# [TASK TO COMPLETE]
Write every line out verbatim and omit the pictures.

# [RAW DATA]
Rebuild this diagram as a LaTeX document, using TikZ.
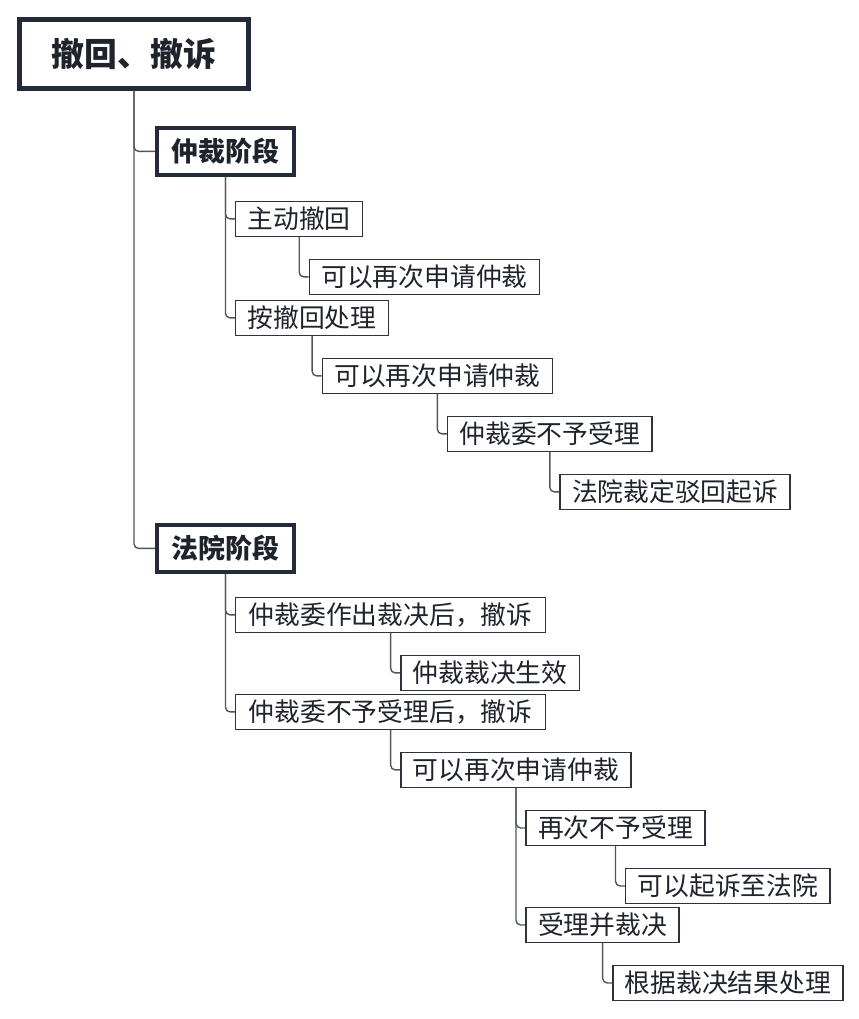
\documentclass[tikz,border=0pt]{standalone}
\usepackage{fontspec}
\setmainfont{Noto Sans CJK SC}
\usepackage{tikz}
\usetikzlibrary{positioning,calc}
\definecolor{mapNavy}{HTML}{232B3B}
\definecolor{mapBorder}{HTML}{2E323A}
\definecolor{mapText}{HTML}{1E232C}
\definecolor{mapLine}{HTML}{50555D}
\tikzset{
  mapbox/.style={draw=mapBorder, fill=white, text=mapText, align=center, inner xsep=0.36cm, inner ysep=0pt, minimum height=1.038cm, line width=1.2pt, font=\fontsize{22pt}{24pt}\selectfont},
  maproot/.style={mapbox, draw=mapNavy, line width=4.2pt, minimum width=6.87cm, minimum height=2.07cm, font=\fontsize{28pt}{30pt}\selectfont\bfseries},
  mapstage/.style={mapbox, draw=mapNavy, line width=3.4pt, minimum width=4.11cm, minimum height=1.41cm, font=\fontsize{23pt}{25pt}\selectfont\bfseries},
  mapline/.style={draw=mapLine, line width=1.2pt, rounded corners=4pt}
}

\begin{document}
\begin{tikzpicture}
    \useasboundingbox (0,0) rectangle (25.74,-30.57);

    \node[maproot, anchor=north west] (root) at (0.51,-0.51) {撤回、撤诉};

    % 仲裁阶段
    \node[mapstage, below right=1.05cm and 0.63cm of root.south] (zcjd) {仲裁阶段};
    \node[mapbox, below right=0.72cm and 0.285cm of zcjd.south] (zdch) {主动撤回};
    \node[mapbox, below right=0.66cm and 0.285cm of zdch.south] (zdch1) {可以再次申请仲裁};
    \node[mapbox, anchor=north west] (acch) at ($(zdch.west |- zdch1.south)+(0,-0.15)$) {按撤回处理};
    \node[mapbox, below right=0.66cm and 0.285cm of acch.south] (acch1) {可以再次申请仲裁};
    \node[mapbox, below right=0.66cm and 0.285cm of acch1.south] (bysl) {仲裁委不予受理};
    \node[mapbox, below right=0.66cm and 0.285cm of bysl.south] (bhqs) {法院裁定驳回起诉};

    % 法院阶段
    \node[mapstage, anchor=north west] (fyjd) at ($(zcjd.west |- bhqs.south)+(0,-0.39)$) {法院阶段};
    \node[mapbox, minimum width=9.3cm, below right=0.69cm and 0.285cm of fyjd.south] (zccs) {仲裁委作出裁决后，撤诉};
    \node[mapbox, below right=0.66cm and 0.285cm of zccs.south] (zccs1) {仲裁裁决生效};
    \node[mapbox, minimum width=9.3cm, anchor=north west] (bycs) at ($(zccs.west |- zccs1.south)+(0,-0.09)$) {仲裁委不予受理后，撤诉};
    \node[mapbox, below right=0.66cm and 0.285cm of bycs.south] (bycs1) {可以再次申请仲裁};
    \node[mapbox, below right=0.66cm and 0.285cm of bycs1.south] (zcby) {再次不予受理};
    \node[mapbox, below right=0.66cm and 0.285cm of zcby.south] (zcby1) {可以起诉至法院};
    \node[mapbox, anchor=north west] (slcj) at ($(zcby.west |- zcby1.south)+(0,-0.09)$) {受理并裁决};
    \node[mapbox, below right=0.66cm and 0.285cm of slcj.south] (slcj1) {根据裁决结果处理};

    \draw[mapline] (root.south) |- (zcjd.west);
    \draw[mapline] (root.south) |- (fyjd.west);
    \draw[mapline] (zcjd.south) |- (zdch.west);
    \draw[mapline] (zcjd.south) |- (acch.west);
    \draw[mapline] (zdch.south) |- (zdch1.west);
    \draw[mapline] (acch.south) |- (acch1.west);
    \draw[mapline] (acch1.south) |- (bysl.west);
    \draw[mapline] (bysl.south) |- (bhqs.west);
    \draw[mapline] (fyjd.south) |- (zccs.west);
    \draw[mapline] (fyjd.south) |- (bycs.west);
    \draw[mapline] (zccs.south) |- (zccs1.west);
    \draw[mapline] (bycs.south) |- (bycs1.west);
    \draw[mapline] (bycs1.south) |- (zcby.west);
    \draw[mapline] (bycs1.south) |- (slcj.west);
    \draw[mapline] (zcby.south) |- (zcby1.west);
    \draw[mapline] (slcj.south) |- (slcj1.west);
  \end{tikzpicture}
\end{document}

# [OUTPUT FOR THIS EXERCISE]
Rebuild this diagram as a LaTeX document, using TikZ.
\documentclass[tikz,border=0pt]{standalone}
\usepackage{fontspec}
\setmainfont{Noto Sans CJK SC}
\usepackage{tikz}
\usetikzlibrary{positioning,calc}
\definecolor{mapNavy}{HTML}{232B3B}
\definecolor{mapBorder}{HTML}{2E323A}
\definecolor{mapText}{HTML}{1E232C}
\definecolor{mapLine}{HTML}{50555D}
\tikzset{
  mapbox/.style={draw=mapBorder, fill=white, text=mapText, align=center, inner xsep=0.36cm, inner ysep=0pt, minimum height=1.038cm, line width=1.2pt, font=\fontsize{22pt}{24pt}\selectfont},
  maproot/.style={mapbox, draw=mapNavy, line width=4.2pt, minimum width=6.87cm, minimum height=2.07cm, font=\fontsize{28pt}{30pt}\selectfont\bfseries},
  mapstage/.style={mapbox, draw=mapNavy, line width=3.4pt, minimum width=4.11cm, minimum height=1.41cm, font=\fontsize{23pt}{25pt}\selectfont\bfseries},
  mapline/.style={draw=mapLine, line width=1.2pt, rounded corners=4pt}
}

\begin{document}
\begin{tikzpicture}
    \useasboundingbox (0,0) rectangle (25.74,-30.57);

    \node[maproot, anchor=north west] (root) at (0.51,-0.51) {撤回、撤诉};

    % 仲裁阶段
    \node[mapstage, below right=1.05cm and 0.63cm of root.south] (zcjd) {仲裁阶段};
    \node[mapbox, below right=0.72cm and 0.285cm of zcjd.south] (zdch) {主动撤回};
    \node[mapbox, below right=0.66cm and 0.285cm of zdch.south] (zdch1) {可以再次申请仲裁};
    \node[mapbox, anchor=north west] (acch) at ($(zdch.west |- zdch1.south)+(0,-0.15)$) {按撤回处理};
    \node[mapbox, below right=0.66cm and 0.285cm of acch.south] (acch1) {可以再次申请仲裁};
    \node[mapbox, below right=0.66cm and 0.285cm of acch1.south] (bysl) {仲裁委不予受理};
    \node[mapbox, below right=0.66cm and 0.285cm of bysl.south] (bhqs) {法院裁定驳回起诉};

    % 法院阶段
    \node[mapstage, anchor=north west] (fyjd) at ($(zcjd.west |- bhqs.south)+(0,-0.39)$) {法院阶段};
    \node[mapbox, minimum width=9.3cm, below right=0.69cm and 0.285cm of fyjd.south] (zccs) {仲裁委作出裁决后，撤诉};
    \node[mapbox, below right=0.66cm and 0.285cm of zccs.south] (zccs1) {仲裁裁决生效};
    \node[mapbox, minimum width=9.3cm, anchor=north west] (bycs) at ($(zccs.west |- zccs1.south)+(0,-0.09)$) {仲裁委不予受理后，撤诉};
    \node[mapbox, below right=0.66cm and 0.285cm of bycs.south] (bycs1) {可以再次申请仲裁};
    \node[mapbox, below right=0.66cm and 0.285cm of bycs1.south] (zcby) {再次不予受理};
    \node[mapbox, below right=0.66cm and 0.285cm of zcby.south] (zcby1) {可以起诉至法院};
    \node[mapbox, anchor=north west] (slcj) at ($(zcby.west |- zcby1.south)+(0,-0.09)$) {受理并裁决};
    \node[mapbox, below right=0.66cm and 0.285cm of slcj.south] (slcj1) {根据裁决结果处理};

    \draw[mapline] (root.south) |- (zcjd.west);
    \draw[mapline] (root.south) |- (fyjd.west);
    \draw[mapline] (zcjd.south) |- (zdch.west);
    \draw[mapline] (zcjd.south) |- (acch.west);
    \draw[mapline] (zdch.south) |- (zdch1.west);
    \draw[mapline] (acch.south) |- (acch1.west);
    \draw[mapline] (acch1.south) |- (bysl.west);
    \draw[mapline] (bysl.south) |- (bhqs.west);
    \draw[mapline] (fyjd.south) |- (zccs.west);
    \draw[mapline] (fyjd.south) |- (bycs.west);
    \draw[mapline] (zccs.south) |- (zccs1.west);
    \draw[mapline] (bycs.south) |- (bycs1.west);
    \draw[mapline] (bycs1.south) |- (zcby.west);
    \draw[mapline] (bycs1.south) |- (slcj.west);
    \draw[mapline] (zcby.south) |- (zcby1.west);
    \draw[mapline] (slcj.south) |- (slcj1.west);
  \end{tikzpicture}
\end{document}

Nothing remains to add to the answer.